Etihad also aims to start handling non-traditional cargo items, such as valuable artworks, as Abu Dhabi builds its cultural district, with its several museums.

“We are looking now, as we move forward on the back of our freighter fleet, how can we improve our business. We are in discussions with other transport providers to enhance our cargo capability and the cargo products that we can carry. An obvious example is art. As museums come online, we’d like to have the ability to handle those types of goods,” Mr Hogan said.

With thousands of new hotel rooms expected to become available in Abu Dhabi over the next few years, Mr Hogan is also preparing to embark on a marketing programme with local hoteliers.

“Now that the [hotel] stock is coming online, the key issue is how … our holidays division and how … our marketing teams are coming together to push the brand,” he said. “Etihad, and TDIC [Abu Dhabi’s Tourism Development and Investment Company], and ADTA [the Abu Dhabi Tourism Authority] are all coming together to tackle that question,” he said.

Etihad’s partnership with local hoteliers underscores the airline’s position as a flag carrier, and its responsibilities to help drive Abu Dhabi’s long-term development plan.

The relationship is part of its commercial mandate, which includes assisting the emirate’s ongoing diversification ambitions as laid out in the Plan Abu Dhabi 2030.

That was apparent in 2008, when Etihad worked with local firms to leverage large aircraft orders with Boeing and Airbus to help the emirate’s fledgling aerospace industry gain a foothold.

This included the creation of Strata Manufacturing in Al Ain, which produces aircraft parts.

“When we signed the aircraft order at the Farnborough [International] Airshow, people said, ‘How can an airline that just started up sign a deal out to 2020 and beyond?’ But then you look behind that deal you saw the involvement of Mubadala [Development], and the involvement of Abu Dhabi Aircraft Technologies, when the three of us came together.”

Mubadala Development is a strategic investment company owned by the Abu Dhabi Government.

“It is not often with Boeing and Airbus you can [get] a great deal, and this was one of those occasions,” Mr Hogan added.

"You see a composite factory they are building in Al Ain, and you see the capability with GE, with Rolls-Royce," he said. "I think the way Abu Dhabi is working is seen as smart."

This year, Etihad plans to add two destinations, Mr Hogan said, declining to disclose further details.

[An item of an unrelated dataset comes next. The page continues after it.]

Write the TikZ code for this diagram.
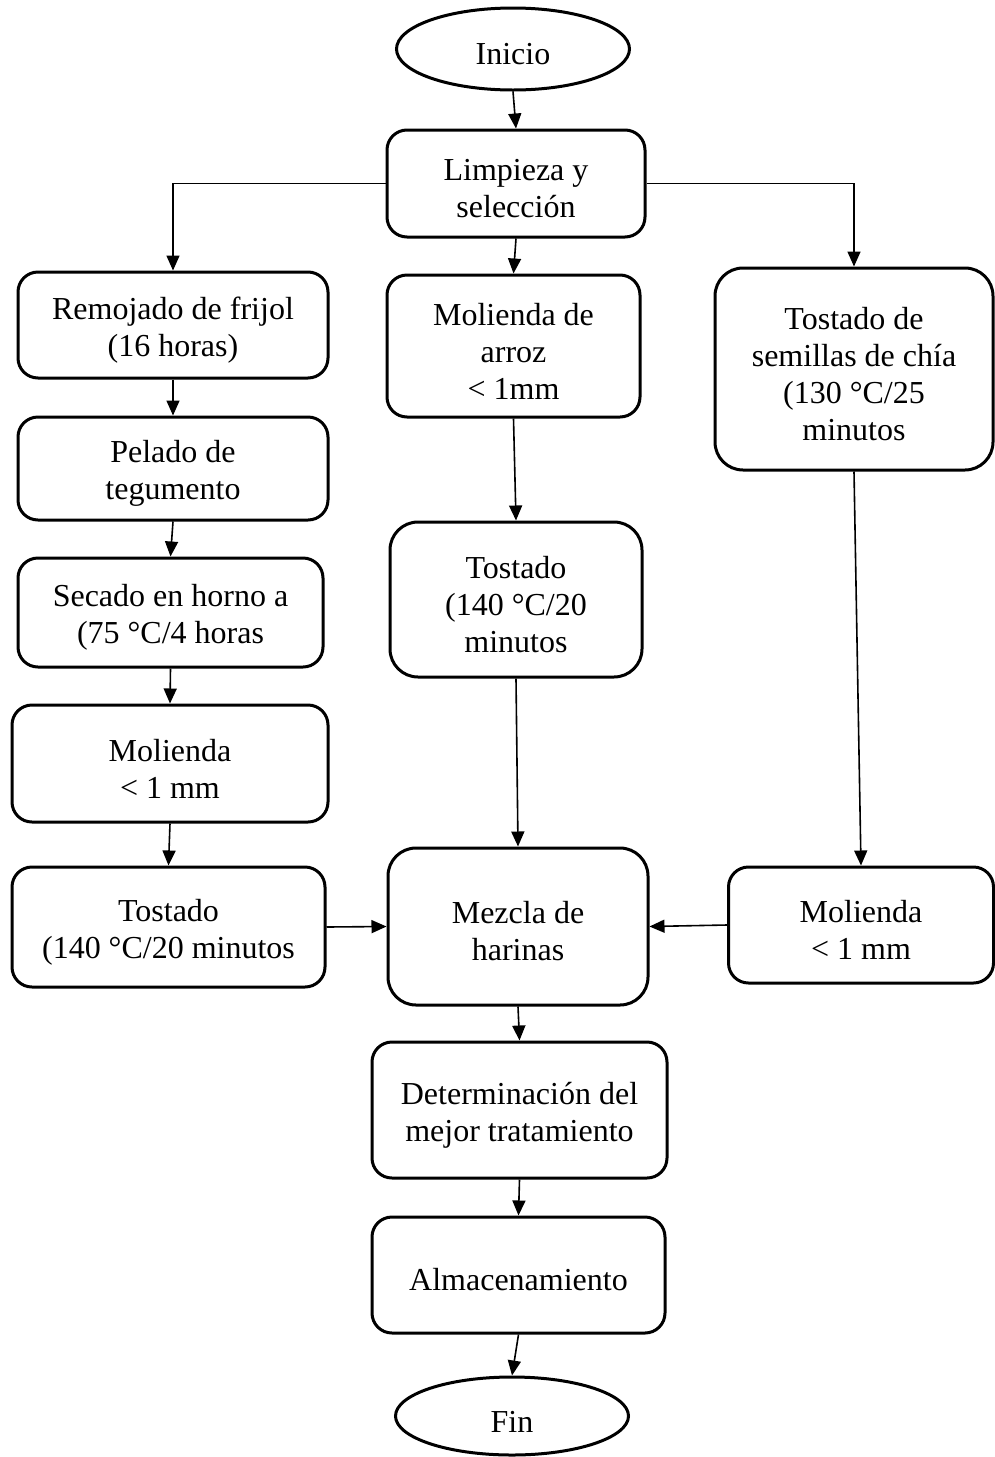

That would mark a slowdown from last year, when it added seven new cities to its network.

With seven new aircraft arriving this year, bringing its fleet total to 64, Etihad will instead add new frequencies to existing routes with the goal of offering more daily services for business travellers.

Out of this year’s new aircraft, five deliveries are for wide-body aircraft due in the summer, including two Boeing 777-300ERs and three Airbus A330-300s, helping Etihad boost services to US, China and five European cities.

Later in the year, the airline is to receive an Airbus A320, giving it greater flexibility in short-haul operations.